Lines of data.

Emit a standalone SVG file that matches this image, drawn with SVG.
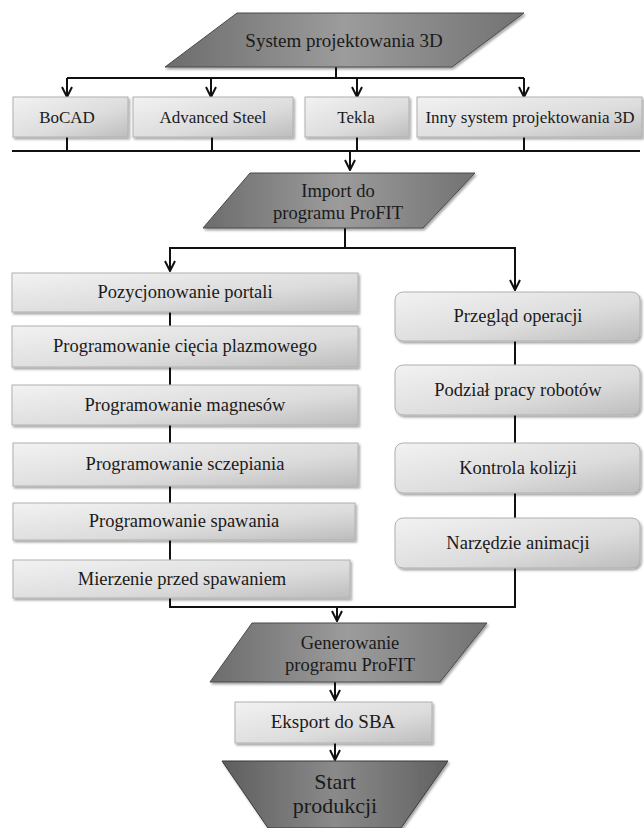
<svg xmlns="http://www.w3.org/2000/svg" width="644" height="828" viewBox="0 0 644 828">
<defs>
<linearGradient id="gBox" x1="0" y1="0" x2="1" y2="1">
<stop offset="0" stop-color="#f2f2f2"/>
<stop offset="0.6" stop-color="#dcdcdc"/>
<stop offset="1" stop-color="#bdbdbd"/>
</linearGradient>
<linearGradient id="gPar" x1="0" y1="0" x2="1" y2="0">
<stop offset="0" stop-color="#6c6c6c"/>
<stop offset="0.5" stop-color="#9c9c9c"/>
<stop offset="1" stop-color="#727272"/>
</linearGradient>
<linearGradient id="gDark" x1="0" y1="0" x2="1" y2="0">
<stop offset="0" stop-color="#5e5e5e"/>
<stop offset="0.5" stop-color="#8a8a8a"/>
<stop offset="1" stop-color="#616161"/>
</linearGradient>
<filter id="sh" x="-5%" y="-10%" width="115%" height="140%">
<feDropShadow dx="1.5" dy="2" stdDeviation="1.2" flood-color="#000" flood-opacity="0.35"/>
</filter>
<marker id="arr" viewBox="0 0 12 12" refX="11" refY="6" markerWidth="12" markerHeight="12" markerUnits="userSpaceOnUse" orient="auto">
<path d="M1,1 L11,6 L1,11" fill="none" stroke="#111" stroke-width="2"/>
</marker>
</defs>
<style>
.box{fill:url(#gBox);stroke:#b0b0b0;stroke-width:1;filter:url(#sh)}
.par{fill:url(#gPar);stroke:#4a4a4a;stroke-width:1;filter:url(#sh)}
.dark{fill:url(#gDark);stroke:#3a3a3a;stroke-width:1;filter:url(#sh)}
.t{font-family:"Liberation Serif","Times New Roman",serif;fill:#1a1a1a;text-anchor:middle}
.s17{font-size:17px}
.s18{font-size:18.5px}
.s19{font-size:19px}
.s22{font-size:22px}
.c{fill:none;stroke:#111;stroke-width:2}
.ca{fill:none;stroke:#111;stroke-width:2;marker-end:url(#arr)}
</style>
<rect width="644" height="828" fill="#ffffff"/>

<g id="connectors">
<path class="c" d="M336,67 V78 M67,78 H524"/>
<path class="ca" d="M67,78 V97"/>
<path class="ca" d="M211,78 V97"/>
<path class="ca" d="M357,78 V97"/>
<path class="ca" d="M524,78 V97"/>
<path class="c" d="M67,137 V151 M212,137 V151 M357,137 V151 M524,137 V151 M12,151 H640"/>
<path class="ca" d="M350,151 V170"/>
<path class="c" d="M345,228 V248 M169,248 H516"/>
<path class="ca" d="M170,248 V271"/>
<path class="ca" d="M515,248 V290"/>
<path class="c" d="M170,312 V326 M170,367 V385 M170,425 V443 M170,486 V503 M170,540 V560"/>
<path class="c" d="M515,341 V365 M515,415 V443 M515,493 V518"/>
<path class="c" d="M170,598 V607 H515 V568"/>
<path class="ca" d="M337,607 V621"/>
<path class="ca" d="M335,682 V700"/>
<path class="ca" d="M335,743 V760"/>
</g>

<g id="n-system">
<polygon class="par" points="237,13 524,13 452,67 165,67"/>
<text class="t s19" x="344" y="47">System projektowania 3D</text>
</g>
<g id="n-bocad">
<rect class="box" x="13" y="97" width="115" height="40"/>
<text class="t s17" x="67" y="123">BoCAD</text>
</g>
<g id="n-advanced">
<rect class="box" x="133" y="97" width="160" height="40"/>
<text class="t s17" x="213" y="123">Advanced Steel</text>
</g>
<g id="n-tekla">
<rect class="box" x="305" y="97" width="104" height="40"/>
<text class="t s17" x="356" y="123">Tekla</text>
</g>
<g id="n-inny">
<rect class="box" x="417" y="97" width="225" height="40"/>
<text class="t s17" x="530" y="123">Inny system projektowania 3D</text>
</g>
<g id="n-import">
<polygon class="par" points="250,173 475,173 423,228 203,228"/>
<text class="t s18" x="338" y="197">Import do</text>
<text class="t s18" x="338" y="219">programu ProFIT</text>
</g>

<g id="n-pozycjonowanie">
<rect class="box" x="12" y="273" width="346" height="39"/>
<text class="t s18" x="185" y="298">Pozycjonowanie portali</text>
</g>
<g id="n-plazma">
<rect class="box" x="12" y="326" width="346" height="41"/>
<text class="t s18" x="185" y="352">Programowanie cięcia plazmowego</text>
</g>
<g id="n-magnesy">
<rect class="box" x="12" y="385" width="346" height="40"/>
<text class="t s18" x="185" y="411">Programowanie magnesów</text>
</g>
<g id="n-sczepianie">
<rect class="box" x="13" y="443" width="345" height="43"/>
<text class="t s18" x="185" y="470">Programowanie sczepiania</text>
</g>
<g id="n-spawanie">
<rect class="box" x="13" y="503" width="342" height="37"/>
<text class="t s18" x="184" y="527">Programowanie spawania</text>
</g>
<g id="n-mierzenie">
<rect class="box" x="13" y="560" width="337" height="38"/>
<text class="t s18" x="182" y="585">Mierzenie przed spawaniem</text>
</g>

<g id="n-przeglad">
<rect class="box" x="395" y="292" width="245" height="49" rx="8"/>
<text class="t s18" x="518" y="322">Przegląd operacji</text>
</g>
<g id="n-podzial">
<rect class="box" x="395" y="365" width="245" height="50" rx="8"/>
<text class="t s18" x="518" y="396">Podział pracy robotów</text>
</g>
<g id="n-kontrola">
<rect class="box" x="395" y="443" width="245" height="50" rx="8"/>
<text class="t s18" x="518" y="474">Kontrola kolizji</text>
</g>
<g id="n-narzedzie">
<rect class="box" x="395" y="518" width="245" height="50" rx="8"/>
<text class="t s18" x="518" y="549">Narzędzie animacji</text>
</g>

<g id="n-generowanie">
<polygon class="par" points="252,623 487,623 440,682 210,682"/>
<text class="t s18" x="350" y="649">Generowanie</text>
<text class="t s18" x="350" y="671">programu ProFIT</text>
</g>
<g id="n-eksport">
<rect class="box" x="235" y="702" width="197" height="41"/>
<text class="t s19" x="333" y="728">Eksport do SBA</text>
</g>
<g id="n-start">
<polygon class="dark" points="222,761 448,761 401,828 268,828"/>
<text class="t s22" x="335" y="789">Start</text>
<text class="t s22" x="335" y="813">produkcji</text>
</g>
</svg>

--

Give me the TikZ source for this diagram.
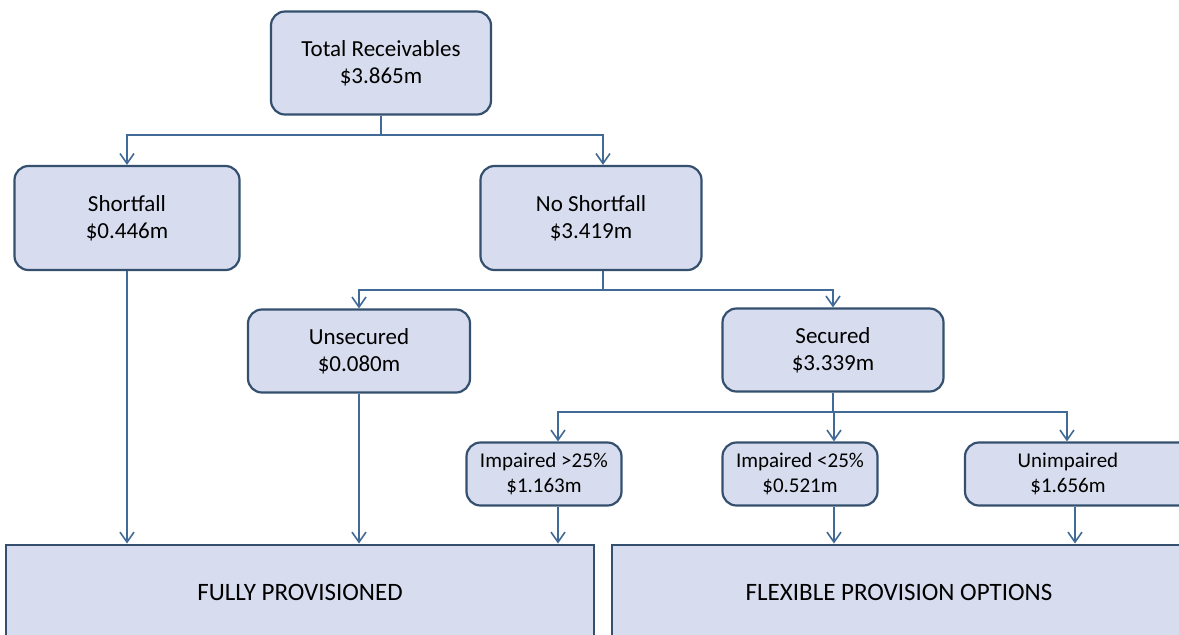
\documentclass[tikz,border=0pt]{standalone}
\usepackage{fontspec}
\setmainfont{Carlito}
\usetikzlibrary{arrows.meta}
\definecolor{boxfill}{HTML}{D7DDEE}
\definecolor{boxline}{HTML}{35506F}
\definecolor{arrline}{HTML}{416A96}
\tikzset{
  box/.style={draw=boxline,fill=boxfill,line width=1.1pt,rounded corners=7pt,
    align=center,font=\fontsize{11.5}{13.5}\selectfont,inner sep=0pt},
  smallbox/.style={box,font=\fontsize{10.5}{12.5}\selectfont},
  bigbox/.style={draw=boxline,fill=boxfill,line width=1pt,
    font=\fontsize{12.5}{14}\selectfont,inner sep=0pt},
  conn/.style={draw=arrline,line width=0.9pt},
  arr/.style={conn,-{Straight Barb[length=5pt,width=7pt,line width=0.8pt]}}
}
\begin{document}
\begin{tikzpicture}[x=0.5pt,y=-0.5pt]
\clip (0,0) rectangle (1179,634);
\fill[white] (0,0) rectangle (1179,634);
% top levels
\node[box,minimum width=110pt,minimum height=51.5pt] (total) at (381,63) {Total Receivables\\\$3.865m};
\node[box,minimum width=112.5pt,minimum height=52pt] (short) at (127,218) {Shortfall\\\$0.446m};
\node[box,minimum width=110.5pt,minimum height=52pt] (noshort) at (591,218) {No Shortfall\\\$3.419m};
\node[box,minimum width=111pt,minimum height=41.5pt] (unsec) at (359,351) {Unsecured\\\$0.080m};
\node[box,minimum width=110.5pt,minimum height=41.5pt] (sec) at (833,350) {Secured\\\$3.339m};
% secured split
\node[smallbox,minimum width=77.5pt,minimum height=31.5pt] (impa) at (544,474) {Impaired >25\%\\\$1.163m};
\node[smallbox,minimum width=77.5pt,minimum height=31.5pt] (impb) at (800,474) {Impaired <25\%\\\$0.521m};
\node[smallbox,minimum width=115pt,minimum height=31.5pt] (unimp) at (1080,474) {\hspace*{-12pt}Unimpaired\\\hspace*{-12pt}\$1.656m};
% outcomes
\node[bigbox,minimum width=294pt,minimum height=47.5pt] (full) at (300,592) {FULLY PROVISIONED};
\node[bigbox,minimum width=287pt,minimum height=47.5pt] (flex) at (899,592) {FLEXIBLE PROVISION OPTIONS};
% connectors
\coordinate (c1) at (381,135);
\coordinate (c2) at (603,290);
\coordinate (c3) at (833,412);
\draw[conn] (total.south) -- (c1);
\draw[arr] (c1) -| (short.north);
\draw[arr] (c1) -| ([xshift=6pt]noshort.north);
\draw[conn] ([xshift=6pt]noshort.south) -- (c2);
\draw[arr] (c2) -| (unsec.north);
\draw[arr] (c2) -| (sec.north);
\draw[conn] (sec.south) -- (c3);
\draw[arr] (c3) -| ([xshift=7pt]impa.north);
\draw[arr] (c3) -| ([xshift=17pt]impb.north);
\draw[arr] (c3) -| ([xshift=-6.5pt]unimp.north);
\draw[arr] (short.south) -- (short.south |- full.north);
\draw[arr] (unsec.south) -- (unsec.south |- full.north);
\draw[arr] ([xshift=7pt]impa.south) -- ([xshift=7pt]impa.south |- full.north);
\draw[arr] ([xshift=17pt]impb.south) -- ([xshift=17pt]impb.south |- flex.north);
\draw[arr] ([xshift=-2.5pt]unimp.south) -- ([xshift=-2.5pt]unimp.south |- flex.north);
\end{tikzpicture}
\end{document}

WRITTEN INSTRUCTION.
Check each line above for "standalone" and return the ones that have it.

ANSWER TO THE EXERCISE.
Emit a standalone SVG file that matches this image, drawn with SVG.
\documentclass[tikz,border=0pt]{standalone}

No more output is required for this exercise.